Voici un extrait d’un rapport de la Chambre des Communes anglaise sur l’industrie pharmaceutique, dont les conclusions ont été reprises par l’ONU.
« L’industrie pharmaceutique trahit ses responsabilités à l’égard du public et des institutions. Les grandes firmes se sont de plus en plus focalisées sur le marketing, plus que sur la recherche, et elles exercent une influence omniprésente et persistante, non seulement sur la médecine et la recherche, mais sur les patients, les médias, les administrations, les agences de régulation et les politiques. (…) Elle s’est imbriquée dans tout le système, à tous les niveaux. C’est elle qui définit les programmes et la pratique médicale. Elle définit aussi les objectifs de recherche de médicaments sur d’autres priorités que celles de la santé publique, uniquement en fonction des marchés qu’elle peut s’ouvrir. Elle détermine non seulement ce qui est à rechercher, mais comment le rechercher et surtout comment les résultats en seront interprétés et publiés. Elle est maintenant hors de tout contrôle. Ses tentacules s’infiltrent à tous les niveaux. Il faut lui imposer de grands changements. »
Sur les 2.000 médicaments commercialisés (10.000 au total avec les copies), seuls « 200 sont utiles », selon Philippe Even. Michel Thomas, professeur en médecine interne [2] à Bobigny, va plus loin. Il a publié une étude en 2013 recensant 100 médicaments vraiment indispensables.
« On considérait qu’il y avait beaucoup trop de consommation de médicaments en France et qu’il fallait se pencher sur l’essentiel. »
Après validation auprès d’une centaine de médecins internistes français, la liste se réduit aujourd’hui à 85 références, hors traitements de maladies rares et anticancéreux, pour une prise en charge de « 95 % des pathologies de départ ».

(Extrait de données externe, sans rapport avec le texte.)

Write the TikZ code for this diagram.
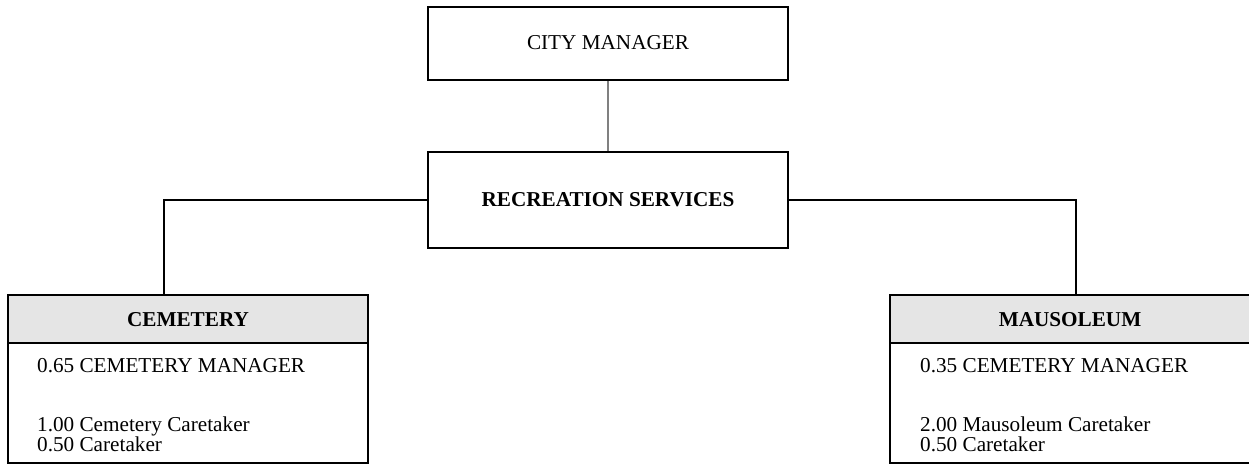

Michel Thomas attend avec impatience de voir si, comme prévu dans la loi de santé, une liste des médicaments « préférentiels » inspirés de la sienne verra le jour.
« Le Leem, le syndicat des firmes pharmaceutiques en France, a fait une offensive lors de la discussion de cette loi pour tenter de l’interdire, mais cette proposition a retenu l’aval de l’Assemblée et du Sénat », se félicite-t-il. Reste à savoir quand et comment sera promulguée cette loi de santé, car, comme il le dit, « les décrets d’application peuvent tout changer ».
Manipuler le baromètre thérapeutique
Cette surconsommation de médicaments est encouragée par les labos. Première technique : modifier le seuil à partir duquel le médecin doit prescrire. Prenons l’exemple de l’hypertension, à l’origine de troubles cardiovasculaires, qui représente la moitié du marché médicamenteux de la cardiologie, selon Philippe Even, ex-président de l’institut Necker [1] et fervent militant anticorruption.
« L’industrie, puis les agences de santé et les médecins ont redéfini l’hypertension à 14, contre 16 auparavant. Alors que la tension moyenne de la population se situe aux alentours de 13. Ça a l’air de rien comme ça, je n’arrive pas à réveiller les gens à ce sujet, mais qu’est-ce que cela signifie ? »
Le professeur émet un bref silence avant de hausser le ton. « Cela veut dire quadrupler le marché des antihypertenseurs, parce qu’il y a quatre fois plus de gens qui ont une tension entre 14 et 16 ! »
Inventer de nouvelles maladies pour de nouveaux marchés
Autre tendance, la transformation de facteurs de risque en maladies.
Exemple phare : le cholestérol, « notre ennemi à tous ». Parmi les traitements «blockbusters», le Crestor, du laboratoire Astrazeneca. Il est la troisième référence pharmaceutique la plus commercialisée au monde. Cette pilule anticholestérol fait partie de la famille des statines, prescrites à outrance et souvent à vie. « Cinq millions de gens sont traités avec des statines en France, explique Claude Malhuret. Contre un million seulement qui en auraient besoin. » Seules les personnes qui ont déjà eu un accident cardiovasculaire devraient en consommer, selon lui. Quid des quatre millions de personnes qui en prennent inutilement ?
Les effets secondaires recensés sont lourds : insuffisance rénale, troubles musculaires, cognitifs, hépatiques, impuissance, myopathie, cataractes. Le sénateur enchérit : « Le jour où toutes ces personnes âgées qui consomment des statines et autres somnifères vont mourir d’un accident médicamenteux, personne ne va s’en occuper ou bien même s’en soucier. Elles seront mortes de vieillesse, comme tout le monde ! »
20.000 accidents dus à de mauvaises prescriptions sont recensés chaque année en France. Un chiffre sous-estimé selon Michèle Rivasi, députée européenne EELV, « du fait des carences de notre système de pharmacovigilance ».